We filter input routes from our customers that we BGP peer with.  We only
redistribute static routes for customers that we do not peer with.  We
accept full routing announcements from our NSPs, Sprint and MCI.  I know
MCI filters what they hear from their customers, but I know Sprint is not
very good about it.  So we would be susceptible to bogus routes from Sprint
and MCI.

------- Message 11

>routing core allow it?  subquestion 1: if the spammer is your customer.  

No, all of our customers are filtered both on AS-path and network prefixes.

>subquestion 2: if the spammer is a customer of one of your BGP peers.

We do not in general filter our bi-lateral peers.  Those going through
the RADB (about 25%) of course would not work unless they created
and deleted routing objects.

>subquestion 3: if the spamemr is a customer of a distant BGP-connected AS.

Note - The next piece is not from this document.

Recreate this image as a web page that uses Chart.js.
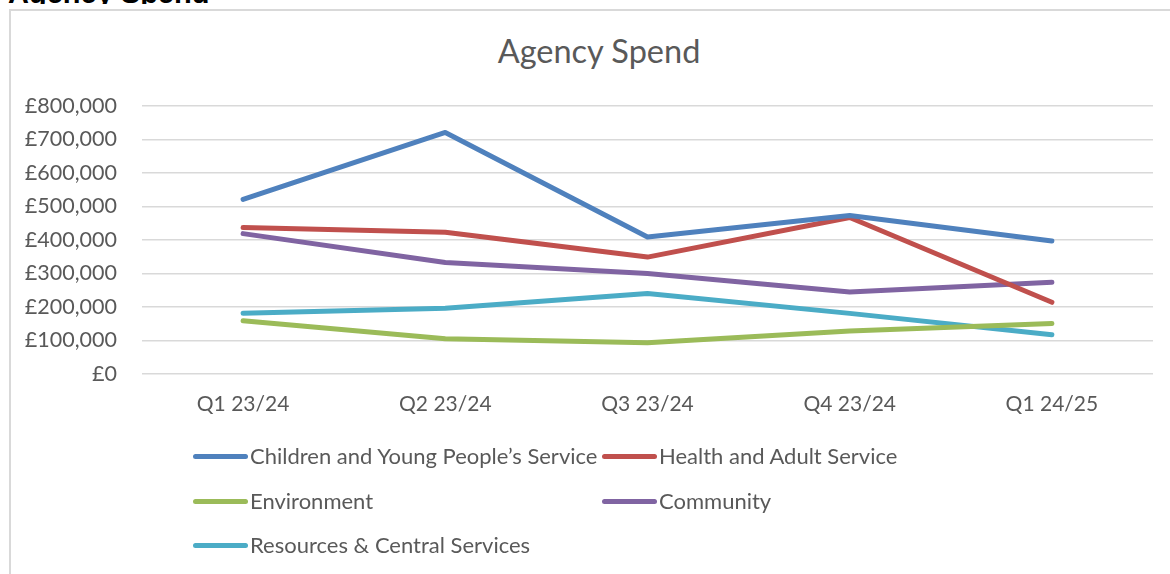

Probably it would work to us.

------- Message 12

[ someone answered obliquely... ]
> one day the routing will collapse; you would think people might have been
> frightened by recent redistribution or deaggregation disasters, but people
> go blithely on not filtering.

[ and i followed up... ]
there are a lot of fence sitters such as myself who know that filtering
is good but who don't want to maintain 10,000 element filter lists for
big peers like uunet and who don't want to just trust sprint to do the
right thing and who don't want to run RPSLmumble.  what's the right answer?